Tensor Representations for Summarizing Fine-Grained Actions

Event Date: 
Tuesday, July 5, 2016 - 11:15am to 12:15pm

Location: Walter Library, Room 402

The recent resurgence of efficient deep learning platforms has enabled significant advancements on several fundamental problems in computer vision, including human action recognition. Despite these breakthroughs, the problem continues to be challenging in a general setting. In this talk, we look at a difficult subset of this general problem class, namely fine-grained action recognition. In this problem class, actions are characterized by subtle inter-class differences (e.g., washing plates versus washing hands) and strong intra-class appearance variations (e.g., slicing cucumbers versus slicing tomatoes). The problem is also often more complicated by occlusions of objects and human body-parts, and presence of hard to detect tools (such as knives, peelers, etc.). Recognizing such actions is important in several applications, including visual surveillance, human-robot interaction, and elderly health monitoring systems.

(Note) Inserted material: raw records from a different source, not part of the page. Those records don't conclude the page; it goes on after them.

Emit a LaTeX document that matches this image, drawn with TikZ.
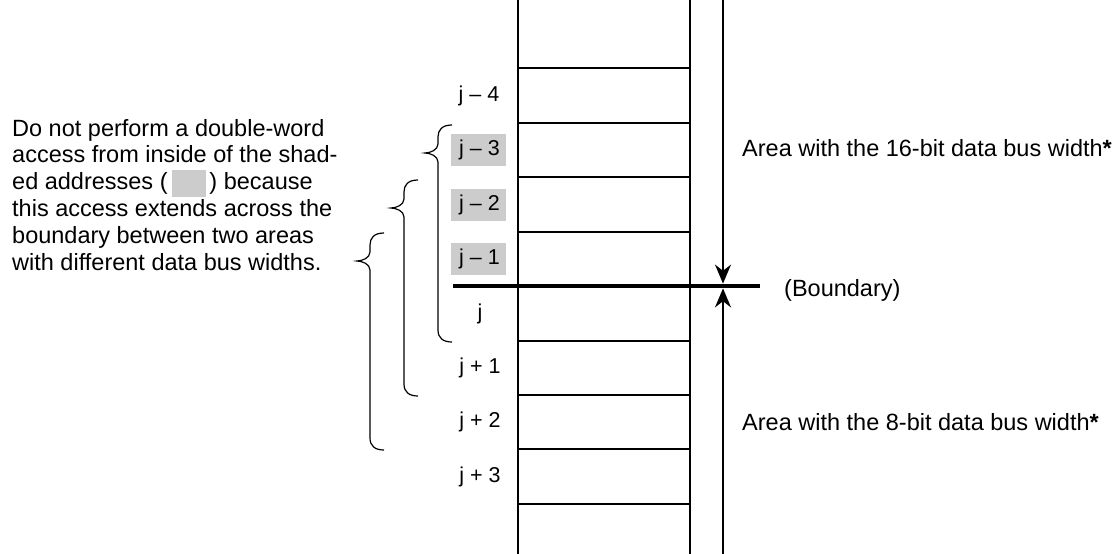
\documentclass[tikz,border=0pt]{standalone}
\usepackage{fontspec}
\setmainfont{Liberation Sans}
\usetikzlibrary{arrows.meta}
\definecolor{shade}{gray}{0.8}
\tikzset{
  addr/.style={font=\fontsize{21.5}{24}\selectfont, inner sep=0pt, minimum width=55pt, minimum height=32pt},
  shaded/.style={addr, fill=shade},
  note/.style={font=\fontsize{23.5}{26.8}\selectfont, align=left, inner sep=0pt},
  cellline/.style={line width=1.7pt},
  brace/.style={line width=1.2pt},
  arrowtip/.style={-{Stealth[length=19pt,width=16pt]}, shorten >=2.4pt}
}

\begin{document}
\begin{tikzpicture}[x=1pt,y=-1pt]
  \useasboundingbox (0,0) rectangle (1120,554);

  %memory column
  \draw[cellline] (518,0) -- (518,554);
  \draw[cellline] (690,0) -- (690,554);
  \foreach \y in {68,123,177,232,341,395,449,504}
    \draw[cellline] (518,\y) -- (690,\y);

  %addresses
  \node[addr] (jm4) at (479,95.5) {j -- 4};
  \node[shaded] (jm3) at (478,150) {\hspace{3pt}j -- 3};
  \node[shaded] (jm2) at (478,204.5) {\hspace{3pt}j -- 2};
  \node[shaded] (jm1) at (478,259) {\hspace{3pt}j -- 1};
  \node[addr] (j0) at (480,313.5) {j};
  \node[addr] (jp1) at (480,368) {j + 1};
  \node[addr] (jp2) at (480,422) {j + 2};
  \node[addr] (jp3) at (480,476.5) {j + 3};

  %boundary
  \draw[line width=4.8pt] (453,286) -- (760,286);
  \coordinate (bnd) at (723,286);
  \coordinate (bustop) at (723,0);
  \coordinate (busbot) at (723,554);
  \draw[cellline, arrowtip] (bustop) -- (bnd);
  \draw[cellline, arrowtip] (busbot) -- (bnd);

  %braces
  \foreach \x/\t/\b in {438/125/342, 404/180/396, 370/233/450}
    \draw[brace] (\x+14,\t) .. controls (\x+4,\t) and (\x,\t+5) .. (\x,\t+12)
      -- (\x,\t+19) .. controls (\x,\t+25) and (\x-8,\t+28) .. (\x-13,\t+28)
      .. controls (\x-8,\t+28) and (\x,\t+31) .. (\x,\t+37)
      -- (\x,\b-12) .. controls (\x,\b-4) and (\x+5,\b) .. (\x+14,\b);

  %texts
  \node[note, anchor=base west] (warn) at (12,270) {Do not perform a double-word\\
    access from inside of the shad-\\
    ed addresses (\,\smash{\color{shade}\rule[-7.4pt]{34pt}{27pt}}\,) because\\
    this access extends across the\\
    boundary between two areas\\
    with different data bus widths.};
  \node[note, anchor=base west] (wide) at (742,156) {Area with the 16-bit data bus width\textbf{*}};
  \node[note, anchor=base west] (bname) at (784,296) {(Boundary)};
  \node[note, anchor=base west] (narrow) at (742,430) {Area with the 8-bit data bus width\textbf{*}};
\end{tikzpicture}
\end{document}
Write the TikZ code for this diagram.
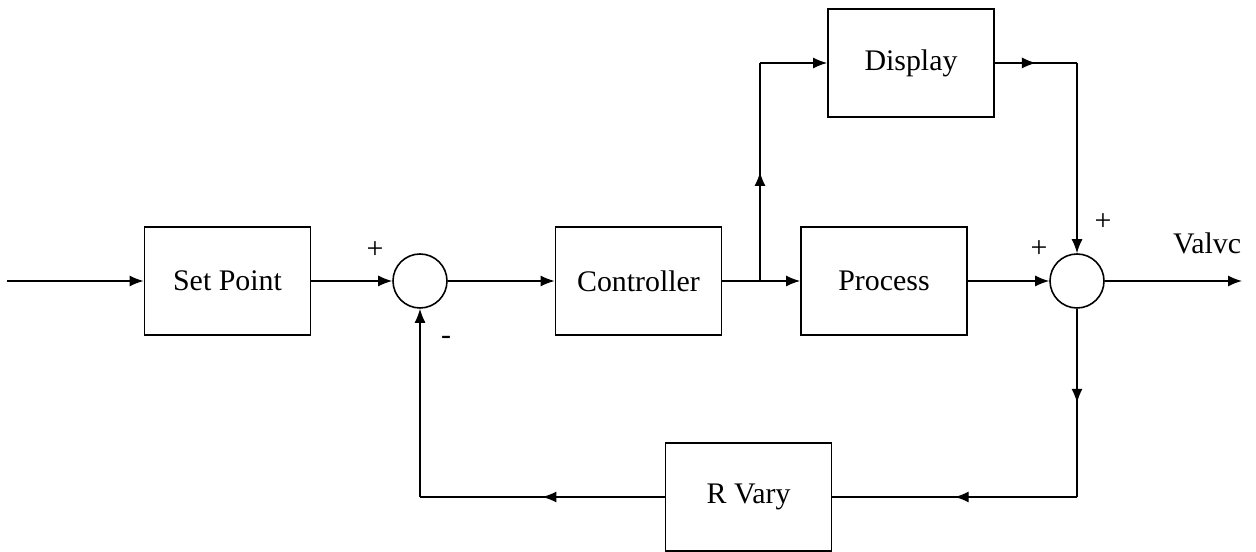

In this talk, Cherian will describe a representational approach to this problem. The main idea is to use the co-occurrences of visual features to generate compact tensor representations that can discriminate such actions. Two such representations will be introduced, namely (i) using second-order co-occurrences as captured by the correlations between the predictions of a deep-learned convolutional neural network model, and (ii) using third-order co-occurrences of features extracted from 3D pose-skeleton action sequences. Both these schemes are simple, easy to implement, and our experimental results demonstrate that they achieve state-of-the-art accuracy on several benchmark datasets.